How does this spread of information technology instruction and use across the curriculum correlate to the teaching and support provided by library instruction? Library workshops for 2003 through 2007 show that although Core program focus is not particularly frequent (55%) compared to much of the curriculum, yet library faculty work heavily with that part of the curriculum. Librarians gave workshops to 40 core programs over the time period, the highest commitment other than to EWS, with its very high number of individual programs and classes. Thus while library research may not be as heavily covered in the Core curriculum as might be expected, faculty in core teams are reaching out for assistance in this aspect of the work very actively and the library is providing strong support.

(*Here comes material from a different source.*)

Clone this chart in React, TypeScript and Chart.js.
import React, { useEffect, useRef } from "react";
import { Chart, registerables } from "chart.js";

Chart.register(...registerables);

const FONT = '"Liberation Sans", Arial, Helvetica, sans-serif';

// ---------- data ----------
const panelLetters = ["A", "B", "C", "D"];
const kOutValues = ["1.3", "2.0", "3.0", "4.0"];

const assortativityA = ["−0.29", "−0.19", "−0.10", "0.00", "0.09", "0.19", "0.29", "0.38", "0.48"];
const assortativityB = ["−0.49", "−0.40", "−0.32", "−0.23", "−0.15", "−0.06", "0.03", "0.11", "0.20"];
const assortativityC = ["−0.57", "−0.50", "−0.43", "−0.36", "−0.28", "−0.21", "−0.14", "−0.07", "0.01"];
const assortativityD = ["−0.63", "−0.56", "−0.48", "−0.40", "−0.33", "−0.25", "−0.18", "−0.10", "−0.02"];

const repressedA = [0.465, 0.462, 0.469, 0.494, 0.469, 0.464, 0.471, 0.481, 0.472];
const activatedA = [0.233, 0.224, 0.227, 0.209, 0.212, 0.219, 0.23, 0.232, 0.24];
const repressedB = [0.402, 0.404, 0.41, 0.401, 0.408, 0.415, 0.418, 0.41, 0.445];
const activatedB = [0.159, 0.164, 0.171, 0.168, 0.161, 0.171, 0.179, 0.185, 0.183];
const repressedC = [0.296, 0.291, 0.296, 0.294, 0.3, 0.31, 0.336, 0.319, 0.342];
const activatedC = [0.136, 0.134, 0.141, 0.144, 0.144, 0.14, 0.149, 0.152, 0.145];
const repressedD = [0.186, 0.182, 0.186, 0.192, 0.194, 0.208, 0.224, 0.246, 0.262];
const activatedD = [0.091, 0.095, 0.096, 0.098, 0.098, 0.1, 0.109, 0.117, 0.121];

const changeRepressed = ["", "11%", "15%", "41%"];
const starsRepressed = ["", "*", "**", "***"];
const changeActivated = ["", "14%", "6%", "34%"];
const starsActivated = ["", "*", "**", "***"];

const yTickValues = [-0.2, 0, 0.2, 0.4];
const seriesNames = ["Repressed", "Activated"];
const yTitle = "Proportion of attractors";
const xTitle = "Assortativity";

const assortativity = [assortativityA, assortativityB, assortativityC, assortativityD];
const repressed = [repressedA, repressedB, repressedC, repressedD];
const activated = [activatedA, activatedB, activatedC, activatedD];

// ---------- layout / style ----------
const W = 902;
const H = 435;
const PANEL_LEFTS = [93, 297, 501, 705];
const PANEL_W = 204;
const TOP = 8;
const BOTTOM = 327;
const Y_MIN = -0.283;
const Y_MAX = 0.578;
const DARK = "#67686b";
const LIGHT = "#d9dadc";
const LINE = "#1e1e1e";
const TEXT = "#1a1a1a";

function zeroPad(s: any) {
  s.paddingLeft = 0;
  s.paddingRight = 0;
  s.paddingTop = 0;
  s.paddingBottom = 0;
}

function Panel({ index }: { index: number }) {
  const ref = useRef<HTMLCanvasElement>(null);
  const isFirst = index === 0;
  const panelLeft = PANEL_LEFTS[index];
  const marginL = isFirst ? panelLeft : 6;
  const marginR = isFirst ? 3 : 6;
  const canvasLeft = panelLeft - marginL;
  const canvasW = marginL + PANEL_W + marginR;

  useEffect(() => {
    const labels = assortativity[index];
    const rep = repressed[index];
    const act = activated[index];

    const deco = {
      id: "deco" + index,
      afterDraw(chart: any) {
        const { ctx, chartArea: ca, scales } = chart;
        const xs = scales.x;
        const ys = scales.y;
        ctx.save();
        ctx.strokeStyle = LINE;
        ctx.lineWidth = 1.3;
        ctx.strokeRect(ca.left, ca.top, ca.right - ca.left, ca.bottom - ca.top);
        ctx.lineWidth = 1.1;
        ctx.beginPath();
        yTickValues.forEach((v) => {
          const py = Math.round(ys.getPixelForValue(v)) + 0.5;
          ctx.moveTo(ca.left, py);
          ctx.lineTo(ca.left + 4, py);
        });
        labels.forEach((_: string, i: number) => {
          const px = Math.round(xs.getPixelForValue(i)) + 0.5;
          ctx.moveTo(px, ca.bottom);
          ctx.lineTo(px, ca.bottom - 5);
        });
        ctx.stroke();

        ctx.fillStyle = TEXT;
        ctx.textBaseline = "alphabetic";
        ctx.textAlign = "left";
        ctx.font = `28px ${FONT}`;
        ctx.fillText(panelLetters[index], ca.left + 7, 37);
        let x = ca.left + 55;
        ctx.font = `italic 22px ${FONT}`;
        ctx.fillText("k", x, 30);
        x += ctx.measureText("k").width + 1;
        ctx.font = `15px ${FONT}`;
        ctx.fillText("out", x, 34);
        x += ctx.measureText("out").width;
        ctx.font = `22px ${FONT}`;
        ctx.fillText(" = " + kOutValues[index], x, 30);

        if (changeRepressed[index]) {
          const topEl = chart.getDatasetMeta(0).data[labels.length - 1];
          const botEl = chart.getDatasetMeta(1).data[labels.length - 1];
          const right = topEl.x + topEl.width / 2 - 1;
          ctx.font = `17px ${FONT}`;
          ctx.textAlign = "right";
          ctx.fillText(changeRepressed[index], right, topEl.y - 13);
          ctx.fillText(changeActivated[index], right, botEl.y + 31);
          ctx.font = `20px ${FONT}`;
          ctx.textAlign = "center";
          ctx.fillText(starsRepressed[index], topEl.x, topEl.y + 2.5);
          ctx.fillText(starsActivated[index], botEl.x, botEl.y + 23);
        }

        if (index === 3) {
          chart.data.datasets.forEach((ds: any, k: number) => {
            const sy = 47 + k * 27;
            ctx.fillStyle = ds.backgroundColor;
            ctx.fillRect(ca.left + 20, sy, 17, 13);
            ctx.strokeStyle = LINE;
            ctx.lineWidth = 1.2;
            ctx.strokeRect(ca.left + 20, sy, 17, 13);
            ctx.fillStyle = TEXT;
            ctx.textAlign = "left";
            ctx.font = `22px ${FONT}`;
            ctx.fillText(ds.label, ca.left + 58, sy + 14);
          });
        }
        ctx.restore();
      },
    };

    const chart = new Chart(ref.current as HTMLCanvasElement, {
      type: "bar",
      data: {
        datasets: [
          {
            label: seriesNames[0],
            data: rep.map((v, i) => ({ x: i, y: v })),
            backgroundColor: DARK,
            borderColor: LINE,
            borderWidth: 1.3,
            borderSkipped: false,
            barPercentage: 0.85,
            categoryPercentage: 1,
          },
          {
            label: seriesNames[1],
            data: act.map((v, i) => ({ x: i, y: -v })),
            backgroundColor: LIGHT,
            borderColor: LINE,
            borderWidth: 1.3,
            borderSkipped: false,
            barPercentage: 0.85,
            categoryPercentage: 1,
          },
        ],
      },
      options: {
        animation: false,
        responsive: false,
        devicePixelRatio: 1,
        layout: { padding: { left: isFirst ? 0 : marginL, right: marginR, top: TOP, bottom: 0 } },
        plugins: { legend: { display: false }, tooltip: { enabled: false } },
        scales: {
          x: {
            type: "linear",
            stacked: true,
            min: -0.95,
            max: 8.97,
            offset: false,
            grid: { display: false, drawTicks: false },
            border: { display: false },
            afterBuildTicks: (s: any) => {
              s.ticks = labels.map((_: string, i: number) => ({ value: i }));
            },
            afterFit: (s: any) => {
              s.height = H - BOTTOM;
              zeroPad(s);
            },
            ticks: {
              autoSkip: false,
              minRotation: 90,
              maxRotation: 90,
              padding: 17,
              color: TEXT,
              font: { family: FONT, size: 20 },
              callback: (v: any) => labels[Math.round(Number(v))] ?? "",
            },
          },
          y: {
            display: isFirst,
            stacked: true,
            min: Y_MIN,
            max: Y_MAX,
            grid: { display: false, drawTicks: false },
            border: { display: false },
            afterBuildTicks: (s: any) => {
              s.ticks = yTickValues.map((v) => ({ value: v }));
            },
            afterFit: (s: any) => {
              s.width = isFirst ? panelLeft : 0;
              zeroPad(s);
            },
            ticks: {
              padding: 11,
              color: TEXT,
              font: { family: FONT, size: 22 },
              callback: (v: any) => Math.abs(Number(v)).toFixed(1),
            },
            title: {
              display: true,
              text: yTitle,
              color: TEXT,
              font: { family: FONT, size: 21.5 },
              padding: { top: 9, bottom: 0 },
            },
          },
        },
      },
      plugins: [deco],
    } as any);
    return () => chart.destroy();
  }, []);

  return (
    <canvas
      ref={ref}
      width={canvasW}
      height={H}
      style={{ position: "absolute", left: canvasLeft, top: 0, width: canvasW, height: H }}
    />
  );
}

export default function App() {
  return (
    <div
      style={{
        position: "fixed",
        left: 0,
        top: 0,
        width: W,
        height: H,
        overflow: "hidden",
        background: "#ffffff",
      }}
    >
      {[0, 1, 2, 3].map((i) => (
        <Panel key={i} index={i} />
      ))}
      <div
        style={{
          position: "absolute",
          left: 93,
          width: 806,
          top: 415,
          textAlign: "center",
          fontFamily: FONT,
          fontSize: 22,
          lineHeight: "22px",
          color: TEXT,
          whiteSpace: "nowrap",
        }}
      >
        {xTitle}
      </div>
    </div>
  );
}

Inter-area and social science curricula are also well supported by library instruction with 26 and 22 programs served. Self-reported library research in programs (63% and 60%)correlates well to library-based instruction. Thus while one might expect that interarea programs are able to include more information technology in their programs, this is not simply because students are already prepared or assumed to be prepared in basic skills such as library research. There might also be recognition that library research at the core level will be very different from what is expected in subsequent years.
The science and environmental studies curriculum show lower use of library instruction, with 12 and 15 programs requesting workshops. CTL, an area which reported comparatively little use of library research in programs, also utilized very little library instruction: librarians provided workshops to only four CTL programs.